Once he was on his virtual feet again, Tommy picked his controller back up. “Well, maybe I’m done feeling so much.”
“Who did you lose?”
“Excuse me?”
“My son, Kieran,” Seamus continued, nodding to a tiny picture tucked inconspicuously into the corner of a nearby bookshelf. “Took his first big international trip a week before the wrinklies arrived. He always wanted to see New York. You don’t sound American, but I don’t think you’re an Aussie. Canadian?”
“From Ontario. I was here on exchange.”
“Shit, I’m sorry.”
“Yeah, me too.”
The conversation lapsed again, and only the jostling of joysticks and the mashing of buttons kept the silence at bay as Tommy switched his loadout and re-entered the fight armed with comically large bombs. He hefted them at the stage boss but caught a rogue tentacle that whittled his health back to zero. Groaning, he sat back to see how Seamus would fare.
But instead of pulling a clutch save out of his hat, Seamus paused the game, then rattled off a complicated series of button presses and unpaused. Tommy was back up.

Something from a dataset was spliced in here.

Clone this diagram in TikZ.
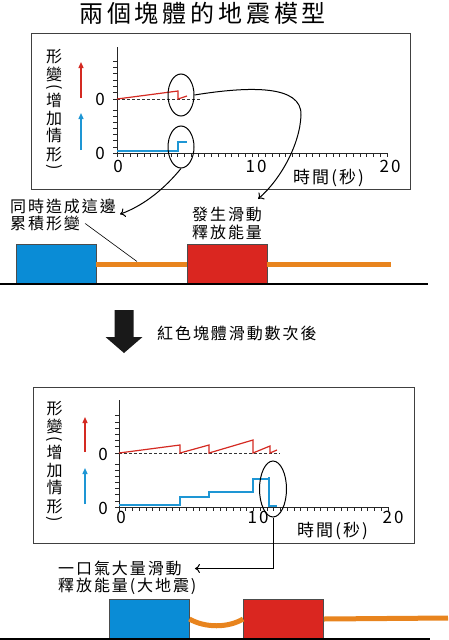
\documentclass[tikz,border=0pt]{standalone}
\usepackage{fontspec}
\setmainfont{Noto Sans CJK TC}
\newfontfamily\cjk[LetterSpace=12]{Noto Sans CJK TC}
\newfontfamily\cjktitle[LetterSpace=16]{Noto Sans CJK TC}
\usetikzlibrary{shapes.geometric, arrows.meta, positioning, calc}

\definecolor{blockblue}{HTML}{0A8CD6}
\definecolor{blockred}{HTML}{DA2620}
\definecolor{rodorange}{HTML}{E8841E}
\definecolor{linered}{HTML}{D42A22}
\definecolor{lineblue}{HTML}{1E96D4}

\begin{document}
\begin{tikzpicture}[
  x=1pt, y=-1pt,
  every node/.style={font=\cjk\fontsize{16}{18}\selectfont, inner sep=0pt},
  title/.style={font=\cjktitle\fontsize{24}{26}\selectfont},
  tlab/.style={font=\cjk\fontsize{17}{19}\selectfont},
  num/.style={font=\cjk\fontsize{17}{19}\selectfont},
  ylab/.style={font=\fontsize{16}{18}\selectfont},
  frame/.style={draw=black!75, line width=1pt},
  axis/.style={line width=1pt, draw=black!85},
  tick/.style={line width=0.7pt, draw=black!85},
  zero/.style={dash pattern=on 3pt off 2pt, line width=0.8pt, draw=black!80},
  redline/.style={line width=1.2pt, draw=linered},
  blueline/.style={line width=1.2pt, draw=lineblue},
  up/.style={-{Triangle[length=6pt,width=5pt]}, line width=1.3pt},
  ring/.style={draw, ellipse, line width=1pt, minimum width=26pt,
    minimum height=42pt},
  block/.style={draw=black!70, line width=0.8pt, minimum width=80pt,
    minimum height=40pt},
  rod/.style={line width=5pt, draw=rodorange},
  ground/.style={line width=1.2pt},
  arr/.style={-{To[length=5pt,width=9pt]}, line width=1pt},
]
\useasboundingbox (0,0) rectangle (448,640);

%% TITLE
\node[title, anchor=west] (title) at (79,13) {兩個塊體的地震模型};

%% PANEL A — first slip of the red block
\draw[frame] (31,33) rectangle (410,189);
\foreach \c/\y [count=\k] in {形/56.5, 變/74.5, \rotatebox{-90}{(}/87.5,
    增/100.5, 加/118.5, 情/135.5, 形/154.5, \rotatebox{-90}{)}/167.5}
  \node[ylab] (ylabA\k) at (54,\y) {\c};
\draw[up, linered]  (81,98)  -- (81,62);
\draw[up, lineblue] (81,150) -- (81,113);

\draw[axis] (117,47) -- (117,153);
\draw[axis] (113,153) -- (387,153);
\foreach \k in {0,...,40} \draw[tick] ({117+6.75*\k},153) -- ++(0,4);
\foreach \k in {0,...,6} \draw[tick] (117,{99-6.3*\k}) -- ++(-4,0);
\foreach \k in {1,...,7} \draw[tick] (117,{153-6.1*\k}) -- ++(-4,0);

\node[num] (zrA)  at (100,99.5) {0};
\node[num] (zbA)  at (100,153)  {0};
\node[num] (x0A)  at (118,166)   {0};
\node[num] (x10A) at (256,166)   {10};
\node[num] (x20A) at (390,166)   {20};
\node[tlab, anchor=west] (timeA) at (293,178) {時間(秒)};

\draw[zero] (117,99) -- (200,99);
\draw[redline]  (117,99) -- (178,91) -- (178,99) -- (187,96);
\draw[blueline] (117,151) -- (178,151) -- (178,142) -- (187,142);
\node[ring] (ringA) at (181,95)  {};
\node[ring] (ringB) at (181,147) {};

%% BLOCKS A
\node[anchor=west] (accum1) at (10,206.5) {同時造成這邊};
\node[anchor=west] (accum2) at (10,223.5) {累積形變};
\node[anchor=west] (slip1)  at (192,214.5) {發生滑動};
\node[anchor=west] (slip2)  at (192,232.5) {釋放能量};

\node[block, fill=blockblue] (blueA) at (56,264)  {};
\node[block, fill=blockred]  (redA)  at (227,264) {};
\coordinate (rodendA) at (391,264);
\draw[rod] (blueA.east) -- (redA.west);
\draw[rod] (redA.east) -- (rodendA);
\draw[ground] (0,284) -- (428,284);
\draw[line width=0.6pt] ([xshift=5pt]accum2.east)
  -- ($(blueA.east)!0.45!(redA.west)+(0,-2.5)$);

\draw[arr] (ringA.east) .. controls (250,86) and (302,85) .. (301,115)
  .. controls (300,145) and (280,180) .. ([xshift=-4pt,yshift=8pt]slip1.north east);
\draw[arr] (ringB.south) .. controls (165,188) and (145,205)
  .. ([xshift=4pt]accum1.south east);

%% BIG ARROW
\fill[black!90] (114.5,310) -- (133.5,310) -- (133.5,337) -- (142.5,337)
  -- (124,353) -- (105.5,337) -- (114.5,337) -- cycle;
\node[anchor=west] (after) at (157,333) {紅色塊體滑動數次後};

%% PANEL B — after several slips
\draw[frame] (33,387) rectangle (414,543);
\foreach \c/\y [count=\k] in {形/408.5, 變/426.5, \rotatebox{-90}{(}/439.5,
    增/452.5, 加/470.5, 情/487.5, 形/506.5, \rotatebox{-90}{)}/519.5}
  \node[ylab] (ylabB\k) at (54.5,\y) {\c};
\draw[up, linered]  (85,452) -- (85,417);
\draw[up, lineblue] (85,504) -- (85,468);

\draw[axis] (119,400) -- (119,507);
\draw[axis] (115,507) -- (388,507);
\foreach \k in {0,...,40} \draw[tick] ({119+6.725*\k},507) -- ++(0,4);
\foreach \k in {0,...,6} \draw[tick] (119,{453-6.2*\k}) -- ++(-4,0);
\foreach \k in {1,...,7} \draw[tick] (119,{507-6.1*\k}) -- ++(-4,0);

\node[num] (zrB)  at (103,454) {0};
\node[num] (zbB)  at (103,508) {0};
\node[num] (x0B)  at (121,517) {0};
\node[num] (x10B) at (258,517) {10};
\node[num] (x20B) at (393,517) {20};
\node[tlab, anchor=west] (timeB) at (297,531) {時間(秒)};

\draw[zero] (119,453) -- (280,453);
\draw[redline] (119,453) -- (180,445) -- (180,453) -- (209,445) -- (209,453)
  -- (253,440) -- (253,453) -- (270,446) -- (270,453) -- (277,450);
\draw[blueline] (119,505) -- (180,505) -- (180,497) -- (209,497) -- (209,492)
  -- (253,492) -- (253,479) -- (269,479) -- (269,477) -- (269,506) -- (277,506);
\node[ring, minimum width=27pt, minimum height=56pt] (ringC) at (273,489) {};

%% BLOCKS B
\node[anchor=west] (quake1) at (58,568.5) {一口氣大量滑動};
\node[anchor=west] (quake2) at (58,586)   {釋放能量(大地震)};
\draw[arr] (ringC.south) |- ([xshift=13pt]quake1.east);

\node[block, fill=blockblue] (blueB) at (149,619)   {};
\node[block, fill=blockred]  (redB)  at (283.5,619) {};
\coordinate (rodendB) at (448,618);
\draw[rod] (blueB.east) .. controls (205,628) and (228,628) .. (redB.west);
\draw[rod] (redB.east) -- (rodendB);
\draw[ground] (0,639) -- (430,639);

\end{tikzpicture}
\end{document}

“Cheats, really?” Tommy rolled his eyes, but for the first time that evening, the ghost of a smile crept onto his face.
“Gotta do what you gotta do to win,” Seamus said, shrugging. The boss’ remaining health fell quickly, thankfully without needing any more cheats, and the pair sat for a while as the lobby music began to play again.
Seamus looked sideways at Tommy, eyeing him up. “Say.”
“Hmm?”
“How do you feel about them, the wrinklies? I mean, obviously some of them are raging bitches, but overall, I mean.”
“They killed my dad—both of my cousins. I was always sad I never had an older brother, but if I had one, he’d be dead too. I can’t even go home because just being a guy over there isn’t safe anymore.”
Something hot rose like bile in the back of his throat. “I’m about to go and wank into a cup to save humanity, and a year from now, I’ll never know if the next baby stroller that rolls past is my fucking kid or not. I hate them. I wish they didn’t exist.” The words came spilling out as freely as the tears that he couldn’t keep from falling down his cheeks. Then, a dark red cloud descended. “I wish they’d all just die.”
Seamus’ eyes stayed glued on Tommy for a few seconds. Then he nodded. “I agree with you.”
“Huh?”
“I said I agree. Something needs to be done; someone needs to hold them accountable. You hear about those recent data leaks?”
“I don’t—”
“Turns out there’s a lot of worlds out there. Whole systems of aliens living under the wrinklies’ thumbs. They tried to keep what happened here on Earth under wraps, but of course, word got out. Now there’s trouble brewing in the Imperium’s galactic paradise.”
Tommy shrugged. “I mean, good? I guess. That’s all a long way from here.”
“You seem like a pretty switched-on kid, Tommy,” Seamus nodded at the screen. “Good at identifying weaknesses. Why’d you change to bombs at the end?”
“The boss was easy to read. She taunts you every three attacks and her speed drops. Plus, she seemed resistant to piercing damage, so I thought explosives might work better.”
“So pattern recognition, with a good helping of logic,” Seamus said, and Tommy nodded hesitantly. “So,” He set his controller down on the couch, giving Tommy his full attention. “How about the wrinklies? You spot any patterns? Weaknesses? How would you kill one?”
Tommy’s blood ran cold. Holy fucking shit. Where did that come from?